キャリア・アンカーとは

キャリア・アンカーとは、自己イメージで自己概念の一要素で、次の問いに対するある程度明確な答えがその中身です。これは、どんな難しい選択を迫られたときでも放棄することはない自己概念です。(※アンカーとは、船の錨になぞらえています)

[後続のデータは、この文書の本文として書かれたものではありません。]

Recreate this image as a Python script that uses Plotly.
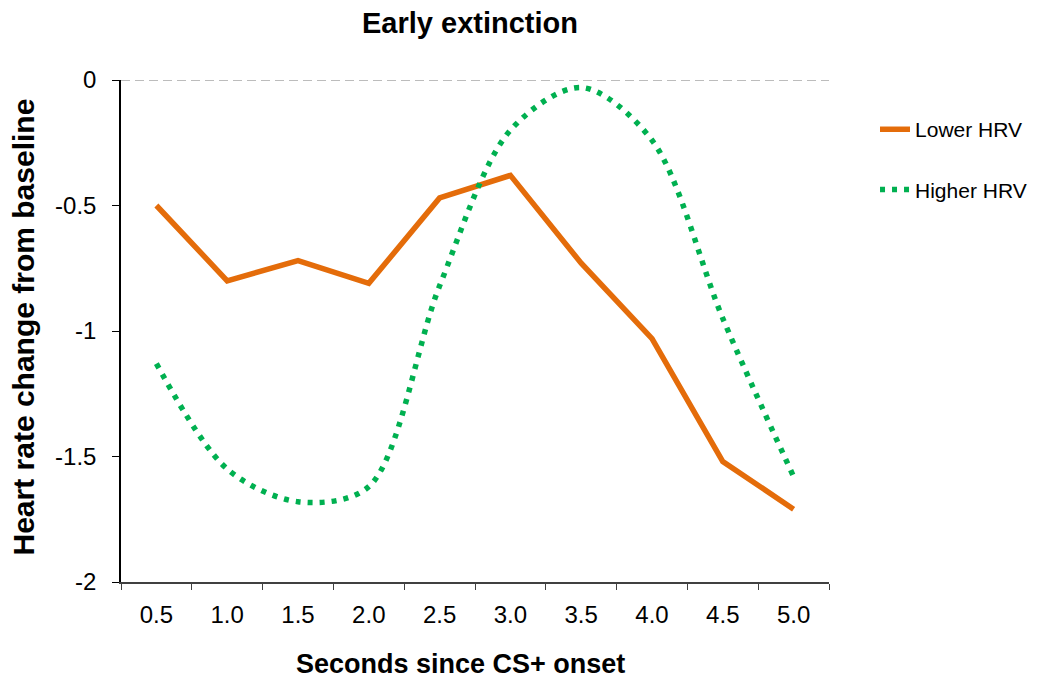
import plotly.graph_objects as go

categories = ["0.5", "1.0", "1.5", "2.0", "2.5", "3.0", "3.5", "4.0", "4.5", "5.0"]
lower_hrv = [-0.50, -0.80, -0.72, -0.81, -0.47, -0.38, -0.73, -1.03, -1.52, -1.71]
higher_hrv = [-1.13, -1.55, -1.68, -1.62, -0.82, -0.20, -0.03, -0.24, -0.95, -1.58]
y_ticks = [-2, -1.5, -1, -0.5, 0]
y_tick_labels = ["-2", "-1.5", "-1", "-0.5", "0"]

FONT = "Liberation Sans, Arial, sans-serif"

fig = go.Figure()
fig.add_trace(go.Scatter(
    x=categories, y=lower_hrv, name="Lower HRV", mode="lines",
    line=dict(color="#E46C0A", width=5.5), legendgroup="a"))
fig.add_trace(go.Scatter(
    x=categories, y=higher_hrv, name="Higher HRV", mode="lines",
    line=dict(color="#00B050", width=5.5, dash="5px,7px", shape="spline", smoothing=0.9),
    legendgroup="b"))

fig.add_shape(type="line", xref="paper", yref="y", x0=0, x1=1, y0=0, y1=0,
              line=dict(color="#A6A6A6", width=1.5, dash="9px,5px"), layer="below")

fig.add_annotation(text="<b>Early extinction</b>", xref="paper", yref="paper",
                   x=0.493, y=1, yshift=57, showarrow=False, xanchor="center", yanchor="middle",
                   font=dict(size=29))
fig.add_annotation(text="<b>Heart rate change from baseline</b>", xref="paper", yref="paper",
                   x=0, xshift=-98, y=0.507, textangle=-90, showarrow=False,
                   xanchor="center", yanchor="middle", font=dict(size=30))
fig.add_annotation(text="<b>Seconds since CS+ onset</b>", xref="paper", yref="paper",
                   x=0.479, y=0, yshift=-82, showarrow=False, xanchor="center", yanchor="middle",
                   font=dict(size=27))

fig.update_layout(
    width=1042, height=678,
    margin=dict(l=113, r=221, t=72, b=104),
    plot_bgcolor="white", paper_bgcolor="white",
    font=dict(family=FONT, size=24, color="black"),
    legend=dict(x=1.065, y=0.942, xanchor="left", yanchor="top",
                font=dict(size=21), tracegroupgap=30, bgcolor="rgba(0,0,0,0)"),
    xaxis=dict(type="category", range=[-0.5, 9.5], tickson="boundaries",
               ticks="outside", ticklen=6, tickcolor="#404040", ticklabelstandoff=10,
               showline=True, linecolor="#404040", linewidth=1.5,
               showgrid=False, zeroline=False),
    yaxis=dict(range=[-2, 0], tickvals=y_ticks, ticktext=y_tick_labels,
               ticks="outside", ticklen=7, tickcolor="black", ticklabelstandoff=11,
               showline=True, linecolor="black", linewidth=1.5,
               showgrid=False, zeroline=False),
)

fig.write_html("out.html")
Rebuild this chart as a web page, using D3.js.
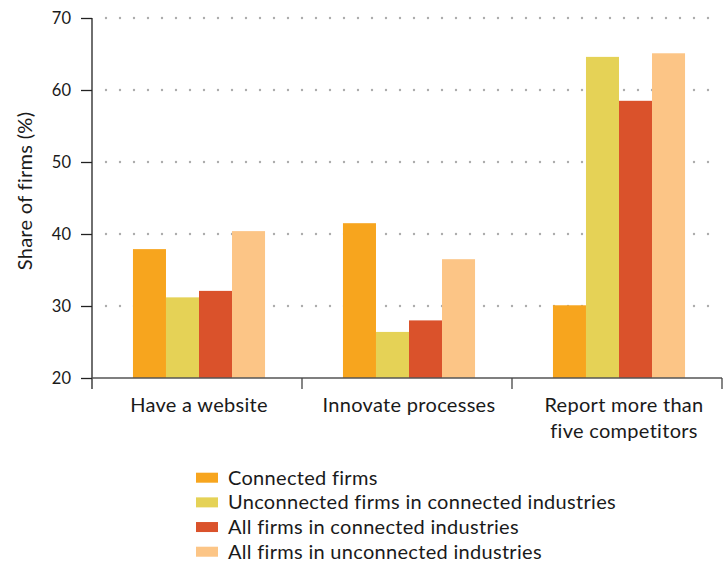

 1.自分の才能、技能、有能な分野は何か。自分の強み、弱みは何か
 2.自分の主な動機、欲求、動員、人生の目標はなにか。
 3.自分の価値観、つまり自分がやっていることを判断する主な基準は何か。
 この自己概念は、ひとが青年時代の経験や教育によって得られた自己洞察をもとにできあがっていますが、現実の仕事について十分な経験を重ねていき能力、動機、価値観をよく理解して、明確な熟成した自己概念になります。おそらく10年、ないしはそれ以上の現実の仕事経験が必要となると思われます。
キャリア・アンカーの8つの種類
 ①専門・職能別
  特定の仕事に対する才能と高い意欲を持ち、自分の才能を発揮し、専門家であることを自覚して満足感を覚えるタイプ
 ②全般管理
  経営者になることが価値あることだと考え、経営管理そのものに興味があり、責任ある地位につきたいという強い願望を抱いているタイプ
 ③自律・独立
  どんな仕事に従事しているときでも自分のやり方、自分のペース、自分の納得するようにしていくタイプ
 ④保障・安定
  安全で確実と感じられ、将来の出来事を予測することができ、しかもうまくいっていると知りつつゆったりとした気持ちで仕事をやりたい考えるタイプ
 ⑤起業家的創造性
  新しい製品や新しいサービスを開発したり、財務上の工夫で新しい組織をつくったり、あるいはいまある事業を買収して事業再編して新しい事業を起こす欲求を人生のかなり早い時期から他の何よりも意識しているタイプ
 ⑥奉仕・社会貢献
  なんらかの形で世の中をもっとよくしたいという欲求に基づいてキャリアを選んでいるタイプ。自分の実際の才能や有能な分野よりも、価値観によって方向づけられている。
 ⑦純粋な挑戦
  不可能と思えるような障害を克服すること、解決不能と思われてきた問題を解決すること、極めて手強い相手に勝つことを追求してやまないタイプ。
 ⑧生活様式
  生活様式(生き方全般のバランスと調和)をめぐって自分の存在を形づくっていこうとしているタイプ。この事たちは何よりも柔軟であることを望んでいる。自律にアンカーをおく人たちも柔軟であることを望んでいるが、違いは、組織のために働くことに非常に前向き。ただし、その際には条件を組織に求める。